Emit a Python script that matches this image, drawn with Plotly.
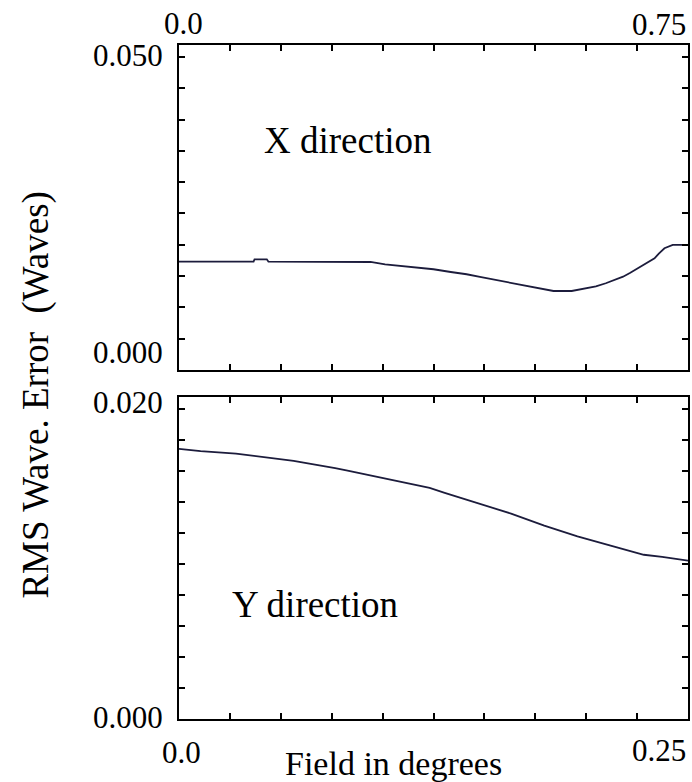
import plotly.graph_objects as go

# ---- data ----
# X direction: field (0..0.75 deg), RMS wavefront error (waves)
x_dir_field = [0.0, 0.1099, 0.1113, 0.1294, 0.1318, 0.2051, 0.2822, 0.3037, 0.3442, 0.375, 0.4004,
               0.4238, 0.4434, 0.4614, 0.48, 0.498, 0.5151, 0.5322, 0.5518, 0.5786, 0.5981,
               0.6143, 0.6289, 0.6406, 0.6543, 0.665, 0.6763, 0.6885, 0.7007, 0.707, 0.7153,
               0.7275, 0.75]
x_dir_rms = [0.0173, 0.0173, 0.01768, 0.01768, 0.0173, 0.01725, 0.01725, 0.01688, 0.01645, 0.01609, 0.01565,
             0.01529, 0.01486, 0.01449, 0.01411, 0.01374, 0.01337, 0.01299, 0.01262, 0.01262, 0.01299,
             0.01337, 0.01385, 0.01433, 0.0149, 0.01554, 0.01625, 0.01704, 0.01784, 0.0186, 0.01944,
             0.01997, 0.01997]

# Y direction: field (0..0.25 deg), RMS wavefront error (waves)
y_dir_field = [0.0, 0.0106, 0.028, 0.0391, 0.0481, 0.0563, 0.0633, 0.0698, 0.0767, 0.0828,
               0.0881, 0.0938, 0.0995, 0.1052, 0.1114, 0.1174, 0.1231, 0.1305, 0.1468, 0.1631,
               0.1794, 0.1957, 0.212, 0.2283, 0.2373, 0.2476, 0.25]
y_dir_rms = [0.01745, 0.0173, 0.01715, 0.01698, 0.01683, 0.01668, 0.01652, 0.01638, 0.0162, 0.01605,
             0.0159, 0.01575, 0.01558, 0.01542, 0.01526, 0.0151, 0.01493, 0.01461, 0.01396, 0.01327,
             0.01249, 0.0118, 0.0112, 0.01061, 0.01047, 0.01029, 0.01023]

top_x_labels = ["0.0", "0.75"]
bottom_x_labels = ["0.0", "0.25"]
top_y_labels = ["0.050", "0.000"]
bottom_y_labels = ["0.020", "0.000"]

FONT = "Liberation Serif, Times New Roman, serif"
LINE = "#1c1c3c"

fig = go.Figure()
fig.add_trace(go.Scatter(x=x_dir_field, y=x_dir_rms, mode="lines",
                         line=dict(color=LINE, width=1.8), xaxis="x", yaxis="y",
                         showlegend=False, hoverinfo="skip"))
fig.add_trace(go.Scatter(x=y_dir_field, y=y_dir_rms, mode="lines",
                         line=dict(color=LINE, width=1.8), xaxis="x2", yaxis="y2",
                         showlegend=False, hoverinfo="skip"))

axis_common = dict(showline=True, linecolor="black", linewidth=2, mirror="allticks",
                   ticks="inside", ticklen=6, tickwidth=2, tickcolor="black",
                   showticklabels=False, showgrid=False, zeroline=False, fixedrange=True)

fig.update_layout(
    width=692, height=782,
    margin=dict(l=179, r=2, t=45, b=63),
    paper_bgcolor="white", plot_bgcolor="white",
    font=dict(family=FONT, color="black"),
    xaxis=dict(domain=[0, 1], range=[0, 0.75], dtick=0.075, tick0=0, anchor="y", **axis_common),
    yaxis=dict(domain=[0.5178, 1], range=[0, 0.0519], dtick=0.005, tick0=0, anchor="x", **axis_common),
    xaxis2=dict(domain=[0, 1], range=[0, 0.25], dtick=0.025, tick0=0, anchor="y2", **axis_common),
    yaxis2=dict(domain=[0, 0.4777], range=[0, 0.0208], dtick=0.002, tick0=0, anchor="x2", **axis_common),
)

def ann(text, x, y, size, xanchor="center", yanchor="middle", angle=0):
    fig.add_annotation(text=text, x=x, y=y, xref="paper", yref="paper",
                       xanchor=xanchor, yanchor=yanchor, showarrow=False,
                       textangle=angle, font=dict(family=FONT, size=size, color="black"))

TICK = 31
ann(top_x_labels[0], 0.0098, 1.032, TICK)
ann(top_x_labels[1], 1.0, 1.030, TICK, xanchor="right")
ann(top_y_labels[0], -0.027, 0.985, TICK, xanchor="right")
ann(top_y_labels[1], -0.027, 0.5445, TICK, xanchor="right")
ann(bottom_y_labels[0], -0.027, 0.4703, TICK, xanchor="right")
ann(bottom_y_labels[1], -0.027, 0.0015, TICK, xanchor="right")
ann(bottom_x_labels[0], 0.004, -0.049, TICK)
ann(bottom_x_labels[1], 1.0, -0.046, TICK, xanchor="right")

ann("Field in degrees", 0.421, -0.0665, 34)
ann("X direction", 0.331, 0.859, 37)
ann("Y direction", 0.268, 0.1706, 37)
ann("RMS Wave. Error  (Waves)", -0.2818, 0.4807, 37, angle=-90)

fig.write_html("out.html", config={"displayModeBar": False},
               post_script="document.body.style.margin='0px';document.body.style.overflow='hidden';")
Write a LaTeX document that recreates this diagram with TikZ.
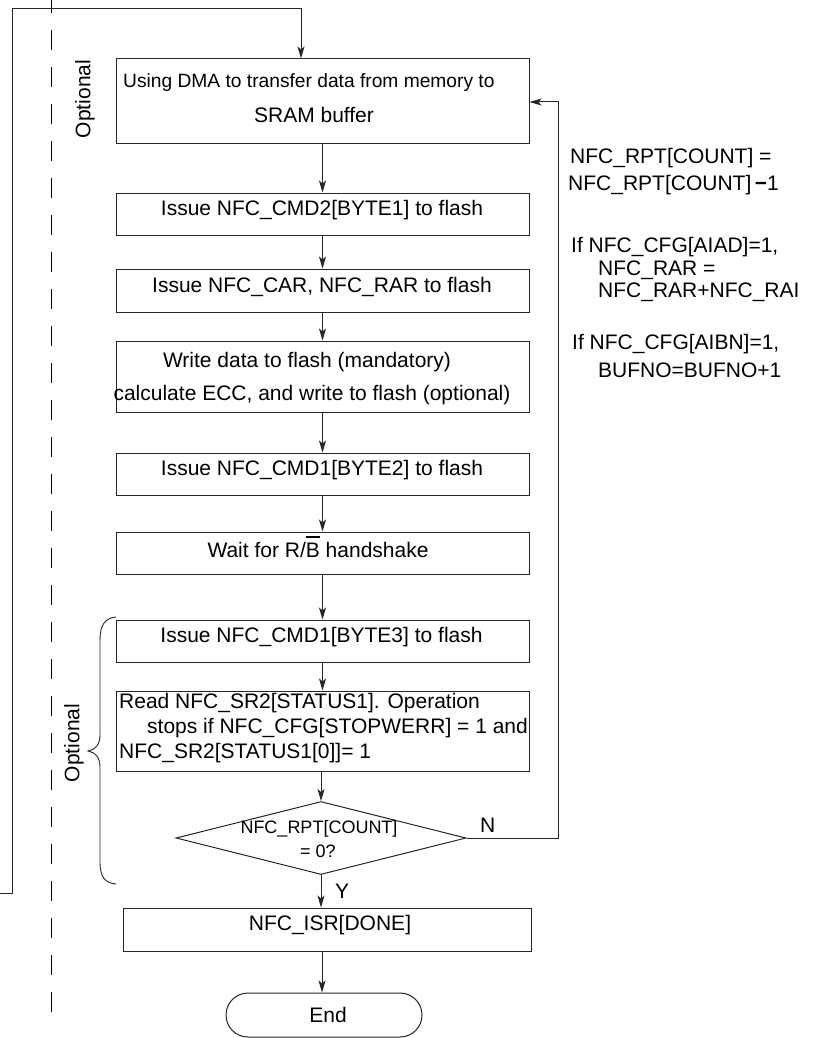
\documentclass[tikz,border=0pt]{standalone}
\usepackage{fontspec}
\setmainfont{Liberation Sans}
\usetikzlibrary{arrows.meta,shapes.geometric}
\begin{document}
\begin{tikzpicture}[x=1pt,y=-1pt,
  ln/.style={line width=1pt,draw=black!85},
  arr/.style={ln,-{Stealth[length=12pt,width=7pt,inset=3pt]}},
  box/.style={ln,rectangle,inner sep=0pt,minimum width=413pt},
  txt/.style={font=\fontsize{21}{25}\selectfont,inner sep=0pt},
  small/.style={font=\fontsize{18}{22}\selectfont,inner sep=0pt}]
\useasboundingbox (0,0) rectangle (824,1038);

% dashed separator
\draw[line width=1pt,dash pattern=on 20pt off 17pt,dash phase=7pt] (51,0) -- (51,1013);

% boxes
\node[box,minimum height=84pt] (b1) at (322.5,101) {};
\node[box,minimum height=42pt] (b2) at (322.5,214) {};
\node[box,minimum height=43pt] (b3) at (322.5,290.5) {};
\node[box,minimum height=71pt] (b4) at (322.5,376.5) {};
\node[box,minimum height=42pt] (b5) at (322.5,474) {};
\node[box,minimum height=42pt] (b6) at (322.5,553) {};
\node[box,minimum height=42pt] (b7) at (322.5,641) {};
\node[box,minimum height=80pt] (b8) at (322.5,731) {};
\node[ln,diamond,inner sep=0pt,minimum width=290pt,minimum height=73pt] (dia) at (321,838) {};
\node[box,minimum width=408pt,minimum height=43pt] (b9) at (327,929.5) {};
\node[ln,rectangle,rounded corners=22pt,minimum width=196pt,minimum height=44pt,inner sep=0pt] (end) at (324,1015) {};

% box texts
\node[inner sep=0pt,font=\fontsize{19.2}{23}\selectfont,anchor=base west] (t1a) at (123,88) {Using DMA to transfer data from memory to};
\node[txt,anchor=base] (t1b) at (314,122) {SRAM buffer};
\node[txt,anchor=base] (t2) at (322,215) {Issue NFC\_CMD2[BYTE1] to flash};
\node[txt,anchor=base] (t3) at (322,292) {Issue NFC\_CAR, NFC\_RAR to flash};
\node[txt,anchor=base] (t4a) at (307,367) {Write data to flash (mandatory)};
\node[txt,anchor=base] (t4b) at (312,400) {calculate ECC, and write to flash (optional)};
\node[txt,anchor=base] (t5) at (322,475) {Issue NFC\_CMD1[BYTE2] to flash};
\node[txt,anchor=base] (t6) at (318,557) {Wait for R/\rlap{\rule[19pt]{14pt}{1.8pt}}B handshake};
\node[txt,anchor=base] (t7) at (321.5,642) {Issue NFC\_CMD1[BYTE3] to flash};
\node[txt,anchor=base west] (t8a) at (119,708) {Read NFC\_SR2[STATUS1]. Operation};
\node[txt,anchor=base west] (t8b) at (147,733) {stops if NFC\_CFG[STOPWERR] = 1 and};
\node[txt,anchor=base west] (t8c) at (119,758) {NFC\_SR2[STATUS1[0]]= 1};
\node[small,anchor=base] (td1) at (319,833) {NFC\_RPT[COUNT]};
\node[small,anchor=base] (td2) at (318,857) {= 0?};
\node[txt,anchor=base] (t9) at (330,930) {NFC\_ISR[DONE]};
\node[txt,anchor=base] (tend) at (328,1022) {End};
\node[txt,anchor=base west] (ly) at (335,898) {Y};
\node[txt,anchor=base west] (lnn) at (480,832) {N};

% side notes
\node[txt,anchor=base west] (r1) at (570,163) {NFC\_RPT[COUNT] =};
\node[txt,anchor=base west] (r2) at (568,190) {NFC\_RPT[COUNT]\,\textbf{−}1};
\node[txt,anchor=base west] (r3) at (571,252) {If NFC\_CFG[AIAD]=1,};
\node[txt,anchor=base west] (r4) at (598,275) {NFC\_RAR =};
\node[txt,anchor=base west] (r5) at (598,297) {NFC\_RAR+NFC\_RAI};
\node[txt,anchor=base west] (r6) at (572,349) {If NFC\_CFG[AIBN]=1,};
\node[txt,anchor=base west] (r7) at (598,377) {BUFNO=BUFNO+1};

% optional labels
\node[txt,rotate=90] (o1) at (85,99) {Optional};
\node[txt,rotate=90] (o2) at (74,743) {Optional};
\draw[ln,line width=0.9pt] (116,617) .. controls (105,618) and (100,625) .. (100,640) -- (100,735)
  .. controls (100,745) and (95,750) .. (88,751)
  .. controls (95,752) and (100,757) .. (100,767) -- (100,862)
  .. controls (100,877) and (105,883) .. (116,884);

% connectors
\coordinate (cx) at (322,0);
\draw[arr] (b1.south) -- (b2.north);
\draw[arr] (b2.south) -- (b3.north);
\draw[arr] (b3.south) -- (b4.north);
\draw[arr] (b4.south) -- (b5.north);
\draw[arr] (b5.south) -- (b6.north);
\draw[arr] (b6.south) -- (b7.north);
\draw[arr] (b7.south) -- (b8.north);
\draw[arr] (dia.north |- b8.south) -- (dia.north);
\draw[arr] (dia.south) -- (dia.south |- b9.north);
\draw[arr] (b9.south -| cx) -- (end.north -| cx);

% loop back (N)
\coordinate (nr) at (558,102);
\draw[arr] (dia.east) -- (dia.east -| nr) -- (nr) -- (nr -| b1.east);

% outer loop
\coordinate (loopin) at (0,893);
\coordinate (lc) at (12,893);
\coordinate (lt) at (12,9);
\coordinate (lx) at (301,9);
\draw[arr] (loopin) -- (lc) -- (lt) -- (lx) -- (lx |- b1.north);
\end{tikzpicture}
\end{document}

━━━━━━

* _DIRECTIVE_:
Your task is to return the lines above, from the first one up to and including the line containing "0.01997, 0.01997]", minus any pictures.

* _COMPLETE OUTPUT_:
Emit a Python script that matches this image, drawn with Plotly.
import plotly.graph_objects as go

# ---- data ----
# X direction: field (0..0.75 deg), RMS wavefront error (waves)
x_dir_field = [0.0, 0.1099, 0.1113, 0.1294, 0.1318, 0.2051, 0.2822, 0.3037, 0.3442, 0.375, 0.4004,
               0.4238, 0.4434, 0.4614, 0.48, 0.498, 0.5151, 0.5322, 0.5518, 0.5786, 0.5981,
               0.6143, 0.6289, 0.6406, 0.6543, 0.665, 0.6763, 0.6885, 0.7007, 0.707, 0.7153,
               0.7275, 0.75]
x_dir_rms = [0.0173, 0.0173, 0.01768, 0.01768, 0.0173, 0.01725, 0.01725, 0.01688, 0.01645, 0.01609, 0.01565,
             0.01529, 0.01486, 0.01449, 0.01411, 0.01374, 0.01337, 0.01299, 0.01262, 0.01262, 0.01299,
             0.01337, 0.01385, 0.01433, 0.0149, 0.01554, 0.01625, 0.01704, 0.01784, 0.0186, 0.01944,
             0.01997, 0.01997]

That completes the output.